Dans la foulée de The Happy Prince de Ruppert Everett, sur les écrans le 19 décembre, le DVD du film de Haifaa Al Mansour, Mary Shelley, est sorti le 8 décembre.
C’est à nouveau le domaine de la littérature anglaise, mais en remontant le temps au début du XIXe siècle, et cette fois il s’agit d’une romancière et non des moindres, puisque son roman, Frankenstein ou le Prométhée moderne, est parmi les plus illustres de la littérature mondiale. Ce roman a pour origine un pari entre plusieurs écrivains et poètes et Mary Wollstonecraft Godwin, qui vit avec Percy Shelley, rédige un texte doublement transgressif, non seulement par son sujet, mais du fait que l’univers de la littérature à l’époque n’accorde guère de place aux femmes, hormis celui de muse ou de copiste.

Mary était en avance sur son temps et était déjà dans la transgression, à 16 ans, elle s’enfuit avec Percy Shelley et, à 18 ans, elle écrit Frankenstein. Un roman novateur qui ouvre le domaine de la science-fiction. Le film de Haifaa Al Mansour décrit le processus de création à une époque où une jeune femme n’était pas censée écrire et, encore moins signer de son nom des œuvres littéraires.

Dans la réalisation de son film sur Mary Shelley, Haifa Al Mansour imagine des liens avec les luttes actuelles des femmes pour gagner leur indépendance et pouvoir s’exprimer.
Mary Shelley de Haifaa Al Mansour, le film est sorti en DVD.
Les bonus et notamment une interview de la réalisatrice est à voir.

Qui a tué Lady Winsley ?
Film de Hiner Saleem (2 janvier 2019)

C’est un polar dans la plus pure tradition des films noirs états-uniens des années 1940, mais en même temps Hiner Saleem en détourne sciemment les codes pour dérouter le public, avec un humour qui tient parfois au seul comique de situation ou à une chorégraphie de l’absurde. Le plan des buveurs de thé, par exemple, ou celui des flics à l’extérieur du commissariat illustrent parfaitement l’humour du réalisateur.

Sur une petite île située au milieu du Bosphore, une écrivaine états-unienne est assassinée dans sa villa, sans que l’on puisse trouver le meurtrier, ni d’ailleurs le mobile. Mais Qui a tué Lady Winsley ?
Et voici qu’un inspecteur arrive d’Istanbul pour mener l’enquête. « Je me fie à mon intuition » déclare-t-il au commissaire bien embarrassé et en charge de faire régner l’ordre sur l’île, où tout le monde est plus ou moins lié, une grande famille quoi ! Alors quand l’inspecteur décide de faire passer des tests ADN à toute la communauté, parmi laquelle l’assassin se dissimulerait, ça rue dans les brancards. Les hommes déjà, puis les femmes, suspectées d’adultère et d’avoir des liens avec un meurtrier, là c’est trop !

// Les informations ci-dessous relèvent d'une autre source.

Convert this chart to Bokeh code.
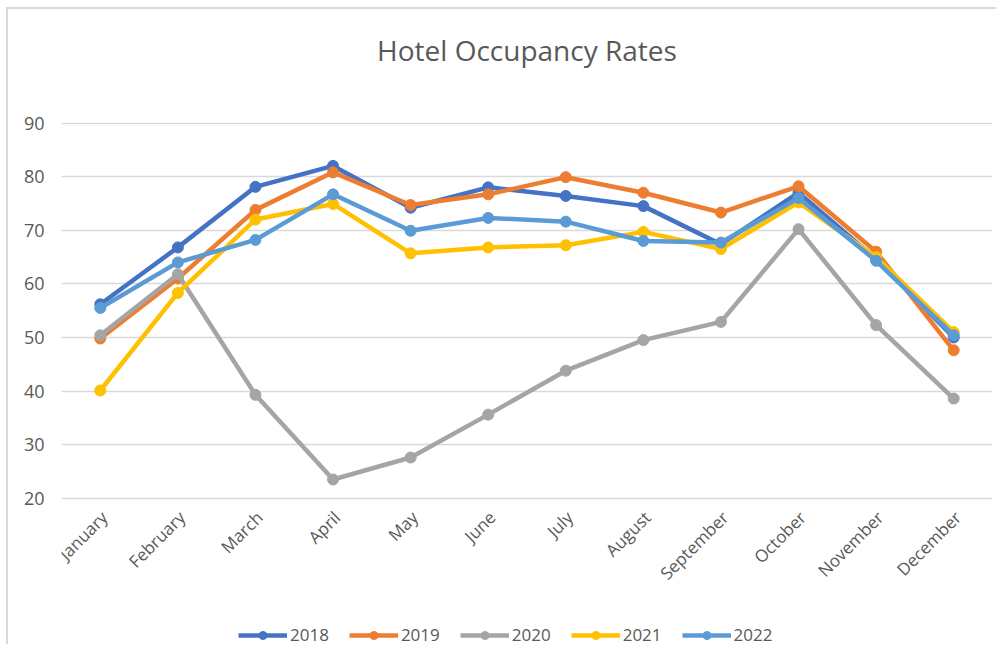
import math
from bokeh.plotting import figure
from bokeh.models import Legend, LegendItem, Range1d, FactorRange, FixedTicker, Title
from bokeh.core.properties import value
from bokeh.embed import file_html
from bokeh.resources import INLINE

months = ["January", "February", "March", "April", "May", "June", "July",
          "August", "September", "October", "November", "December"]
years = ["2018", "2019", "2020", "2021", "2022"]
y_ticks = [20, 30, 40, 50, 60, 70, 80, 90]

y2018 = [56.2, 66.8, 78.1, 82.0, 74.2, 78.0, 76.4, 74.5, 67.4, 77.0, 64.6, 50.0]
y2019 = [49.8, 61.0, 73.8, 80.8, 74.7, 76.7, 79.9, 77.0, 73.3, 78.2, 66.0, 47.6]
y2020 = [50.4, 61.8, 39.3, 23.5, 27.6, 35.6, 43.8, 49.5, 52.9, 70.2, 52.3, 38.6]
y2021 = [40.1, 58.3, 72.0, 74.9, 65.7, 66.8, 67.2, 69.7, 66.5, 75.2, 65.0, 51.0]
y2022 = [55.5, 64.0, 68.2, 76.7, 69.9, 72.3, 71.6, 68.0, 67.7, 76.0, 64.3, 50.4]
series = [y2018, y2019, y2020, y2021, y2022]
colors = ["#4472C4", "#ED7D31", "#A5A5A5", "#FFC000", "#5B9BD5"]

FONT = "Open Sans"
TXT = "#595959"

W, H = 990, 637
TOP, BOTTOM, LEFT, RIGHT = 112, 0, 53, 6
FRAME_H = H - TOP - BOTTOM
Y_TOP = 90.1
PX_PER_UNIT = 377 / 70.2          # keeps 20..90 at the reference's pixel span
y_start = Y_TOP - FRAME_H / PX_PER_UNIT

p = figure(x_range=FactorRange(*months, range_padding=0), y_range=Range1d(y_start, Y_TOP),
           width=W, height=H,
           min_border_left=LEFT, min_border_right=RIGHT, min_border_top=TOP,
           min_border_bottom=BOTTOM,
           output_backend="svg", toolbar_location=None, title=None)

# blank spacer next to the frame, then the title (outermost)
p.add_layout(Title(text=" ", text_font_size="10px", standoff=22), "above")
p.add_layout(Title(text="Hotel Occupancy Rates", align="center", text_font=FONT,
                   text_font_size="28px", text_font_style="normal", text_color=TXT,
                   standoff=38), "above")

p.outline_line_color = None
p.xgrid.grid_line_color = None
p.ygrid.grid_line_color = "#D9D9D9"
p.ygrid.grid_line_width = 1.5
p.yaxis.ticker = FixedTicker(ticks=y_ticks)
p.ygrid.ticker = FixedTicker(ticks=y_ticks)

p.yaxis.axis_line_color = None
p.yaxis.major_tick_line_color = None
p.yaxis.minor_tick_line_color = None
p.yaxis.major_label_text_font = FONT
p.yaxis.major_label_text_color = TXT
p.yaxis.major_label_text_font_size = "18px"
p.yaxis.major_label_standoff = 11

# category labels drawn just under the lowest gridline, inside the frame
p.xaxis.visible = False
p.text(x=months, y=[y_ticks[0]] * len(months), text=months, angle=math.pi / 4,
       x_offset=4, y_offset=16, text_align="right", text_baseline="middle",
       text_font=value(FONT), text_font_size="17px", text_color=TXT)

items = []
for yr, ys, c in zip(years, series, colors):
    l = p.line(months, ys, line_color=c, line_width=4.5, line_join="round")
    m = p.scatter(months, ys, size=11, fill_color=c, line_color=c)
    items.append(LegendItem(label=yr, renderers=[l, m]))

legend = Legend(items=items, orientation="horizontal", location=(177, 0),
                glyph_width=49, glyph_height=20, label_standoff=3, spacing=20,
                label_text_font=FONT, label_text_font_size="17px", label_text_color=TXT,
                border_line_color=None, background_fill_alpha=0, margin=0, padding=4)
p.add_layout(legend, "center")

p.styles = {"border-left": "2px solid #D9D9D9", "border-top": "2px solid #D9D9D9",
            "margin-left": "6px", "margin-top": "7px"}

open("out.html", "w").write(file_html(p, INLINE))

Aborder la question de l’adultère dans une société conservatrice n’est pas simple, explique le réalisateur : « La femme infidèle y est systématiquement considérée comme coupable alors que c’est le contraire pour l’homme. Son infidélité peut même participer à construire et imposer sa virilité. C’est ici une des conséquences d’un système patriarcal qui est peu ou pas discuté. Pour autant, je ne voulais pas verser dans l’analyse sociologique. Les prismes du polar et de la comédie convenaient donc parfaitement à mes intentions premières. Il y a quelque chose d’absurde dans cet adultère quasi généralisé à toutes les femmes de l’île, mais la réaction de leurs maris est aussi le marqueur d’un état d’esprit propre à cette société. »

Le « polar » comédie d’Hiner Saleem s’amuse des rumeurs, des suspicions et des non-dits qui surgissent tout au long de l’enquête et font monter une hostilité vis-à-vis de l’inspecteur — un « étranger » pour ces insulaires.
« On est chez nous et on tue qui on veut ! » s’énerve une femme. C’est alors que s’immisce la question kurde dans l’histoire et en est peut-être la clé.

Un polar, une comédie, une histoire d’amour, le patriarcat ridiculisé, la question kurde… Tout est là pour faire réfléchir, rire, avec des interprètes formidables… On attend la suite !
Qui a tué Lady Winsley ? d’Hiner Saleem sera sur les écrans le 2 janvier.